アップルの「ビジョンプロ」は何が革新的なのか? AIとの融合が未来を作る鍵となる
なお、VR/MR向けディスプレーの出荷は2025年以降にペースが急増する予測(2023年末)で、この予測そのものに大きな違いはないが、DSCCは最近、増加ペースに関して予測値を少し下方修正している点に留意したい。 “XRデバイス”といった場合、VR/MR用HMDもあればARグラスもある。また幅広く捉えれば、2面あるいは3面に立体配置したLEDサイネージに擬似的な3D映像を流す広告表示などもXRデバイスと言えるが、現時点でのARデバイスは用途がやや限定的だ。
一方で技術的なハードルを越えてくれば、AR/MRデバイスは増加してくる。 おそらくアップルはこうした将来を見越して、開発者やクリエイターに対してMRデバイスを磨き込んだ先にある“空間コンピューター”の世界をVision Proで見せたかったのではないだろうか。 筆者が個人的に購入した北米版のApple Vision Proは、最初のバージョンから1.2までアップデートが進んだが、基本的な機能やiOS/iPad OSなどとの整合性など、不足する要素が極めて多いものだった。

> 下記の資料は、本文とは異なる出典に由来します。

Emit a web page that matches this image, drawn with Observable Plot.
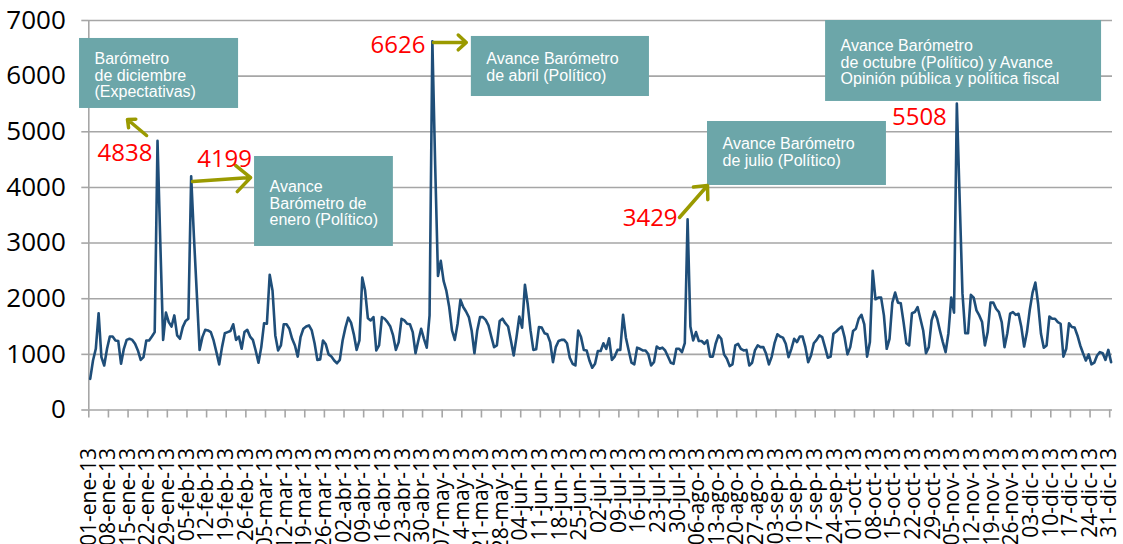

ユーザーインターフェースも、簡単ではあるもののアプリ開発上は制約が多く、操作も不確実性を感じる部分があった。
先日の開発者向け会議「WWDC24」で発表したvisionOS 2では、内部の機能、ユーザーインターフェースともに大きな進化が認められるが、Apple IntelligenceをはじめとするAI機能の実装は遅れている。 おそらくVision Proが”完全体”となるのは、2025年秋以降に登場するだろうvisionOS 3になりそうだ。 ■メタがあきらめずに市場の活性化に挑んだ そんな俯瞰動向ではあるが、それでもVision Proに関する話題やアップルのこのジャンルへの投資を馬鹿馬鹿しいと揶揄する声は大きい。しかし、懐疑的な意見が多いのも、過去を振り返ってみれば当然のことだ。